Despite that Mg has a lot of possible applications, the easiest deformation mechanism in Mg alloys, basal slip, can only provide two independent slip systems, leading to large plastic anisotropy and poor mechanical properties of Mg alloys at room temperature, restricting the applications of Mg alloys. Ascertaining the contribution of twins to plastic deformation for Mg alloys, predicting twin nucleation and twin variant selection behavior in polycrystalline Mg alloys, as well as understanding the coordinative and competitive relationships between twins and slips, are the key cornerstones to designing Mg alloys with outstanding and compressive mechanical properties and to promoting the applications of Mg alloys.
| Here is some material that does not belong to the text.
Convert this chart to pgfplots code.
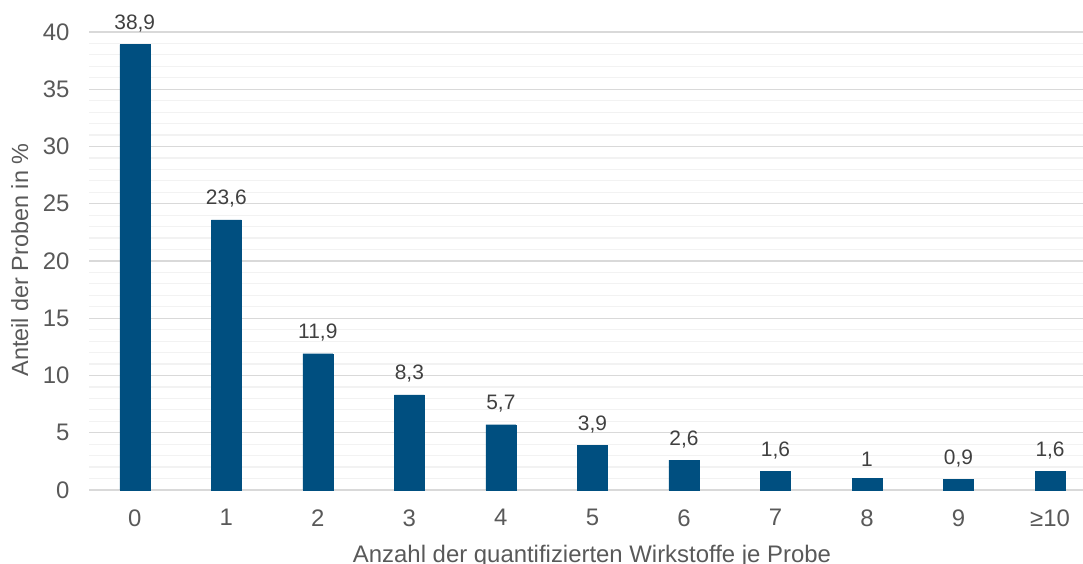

A dual-textured wrought Mg-6.5Zn (wt.%) alloy with limited yield asymmetry (compressive yield strength / tensile yield strength: 0.90) is reported. Approximately 80% of the grains present the standard texture of wrought Mg alloys while the grain orientation is rotated by ~90º perpendicularly to the c axis in the remaining 20%. The deformation mechanisms responsible for this behavior are analyzed on samples deformed in tension and compression up to different strains. Compressive deformation of the grains with the standard texture is accommodated by basal slip and extension twinning while tensile deformation promotes basal and non-basal prismatic and pyramidal slip, leading to the typical yield asymmetry. However, the rotated grains present the opposite (and much stronger) yield asymmetry because tensile deformation is absorbed by basal slip and extension twinning while compression deformation requires basal slip and compression twinning. Thus, the contribution of the 20% rotated grains to the overall mechanical behavior leads to (almost) similar values of the yield strength in tension and compression. This work provides a physical understanding of the deformation behavior of dual-textured Mg alloys, that can be used to develop novel dual-textured Mg alloys with limited yield asymmetry.
Besides, the transformation of compression twins (CT) to double twins
(DT) is studied in the dual-textured Mg-6.5Zn alloy during deformation along the extrusion axis. After 7.3% compression, 85% of CT are transformed to DT. In contrast, this ratio drops ii to 22% and 36% during tension although the applied stresses and strains in tension were much higher. The Schmid factor of the actual DT variants was very low (and often negative) in tension and compression and could not explain the differences in DT activity. It is shown that the suppressed CT → DT transformation during tension is accompanied by the activation of non-basal slip -rather than basal slip- which presumably hinder the transformation because the dissociation of basal dislocations is necessary to nucleate and grow extension twins in primary CT. These findings extend our understanding of the DT mechanism and point out an effective strategy to suppress DT activities by activating non-basal slip, which may be useful to design Mg alloys with high ductility.
Machine learning provides a new approach to simultaneously examine dozens of factors, including the grain size, Schmid factor and boundary conditions in neighboring grains, on twin nucleation and propagation. In the following work, other advanced in-situ electron backscattered diffraction, high-resolution digital image correlation and diffraction contrast tomography measurements in combination of machine learning are considered to employ to better understand the deformation behavior of Mg alloys.